6 Years Ago…
How Duck and a Little Curiosity Launched My Sushi Career
There’s no way to get around the it. I am quite possibly the most unlikely sushi chef and people want to know how it is that a black female from Mississippi came to be a sushi chef. And my answer is always the same – it’s a long story, bits and pieces of which can be figured out from my previous blog. But for the elusive bits that I’ve never told? Well, you’ll have to wait for me to write a memoir. And perhaps I will…one day.
I was contemplating the source of my obsession with duck, particularly when it comes to sushi. (Some refer to me as the smoked duck sushi lady.) No doubt it came from my stint as the owner of a bakery and bistro in Starkville, MS called The Chocolate Giraffe. The obsession stemmed from a sandwich called the Ben and Aaron, which I named after two friends – one who could speak no evil about duck and the other who would eat anything as long as it contained bacon. There was something special about that sandwich that kept people talking and soon duck, by default, became my signature ingredient.
When I began serving sushi at The Chocolate Giraffe, again a very long story, duck carried over as well. Back in those days, my sushi training consisted of books, second hand accounts from the two employees that had actually been to a sushi bar and the internet. But we quickly found that the sushi making supplies and ingredients we needed were hard to find in Starkville, MS. Without a local Asian market with a good stock of sushi ingredients and sushi grade seafood, we created our own blend of shicimi togarashi (Japanese seven flavored pepper) for spicy tuna and cold smoked our own salmon. Since I wasn’t familiar with the stigma surrounding sushi as not being a free for all create your own style cuisine, I created sushi menus based on ingredients that excited me.
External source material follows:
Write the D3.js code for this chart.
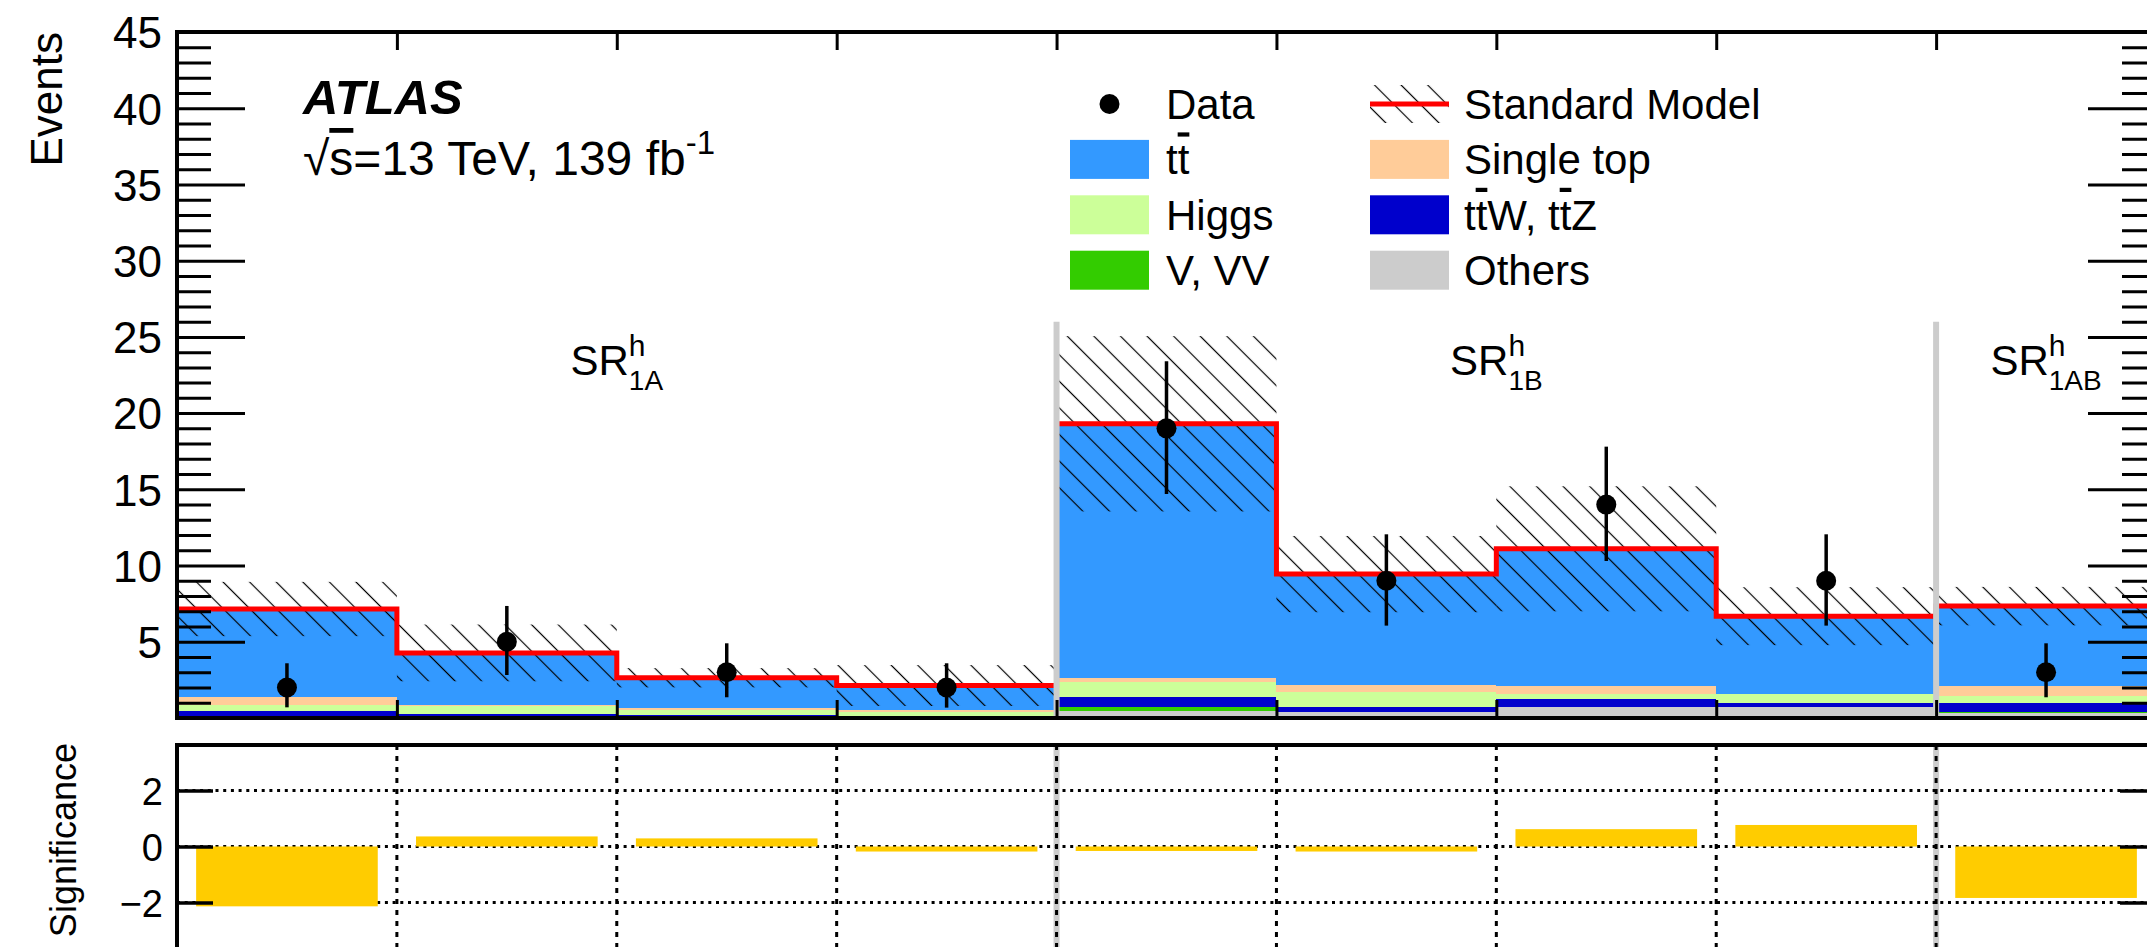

Word spread quickly that we had good sushi. In fact, one of the most stressful points in my sushi career was when someone brought a group of businessmen from Japan to the restaurant for sushi. (I think only Toshi Sugiura or Morimoto having a seat in front of me at the sushi bar now could inflict the same sort of stress I experienced that night.) They actually opted to drive from a neighboring town, which had a well established sushi bar to come to The Chocolate Giraffe. Though I’ll never know their true thoughts on the experience, they ordered (and ate!) several rounds of sushi including some smoked duck. And through a translator told us they enjoyed themselves.
I found this old article from the February 2002 issue of The Reflector, the Mississippi State University newspaper, that talks about those sushi days.
Marisa, Duck and Southern Style Sushi Make News in Japan
The Hiragana Times, October 2005 on Marisa’s Southern Style Sushi Menu
“Menu includes bizarre nigiri such as duck crackling… Because Marisa doesn’t have the thought of remaining true to sushi traditions, she uses many ingredients not typically found in standard sushi.”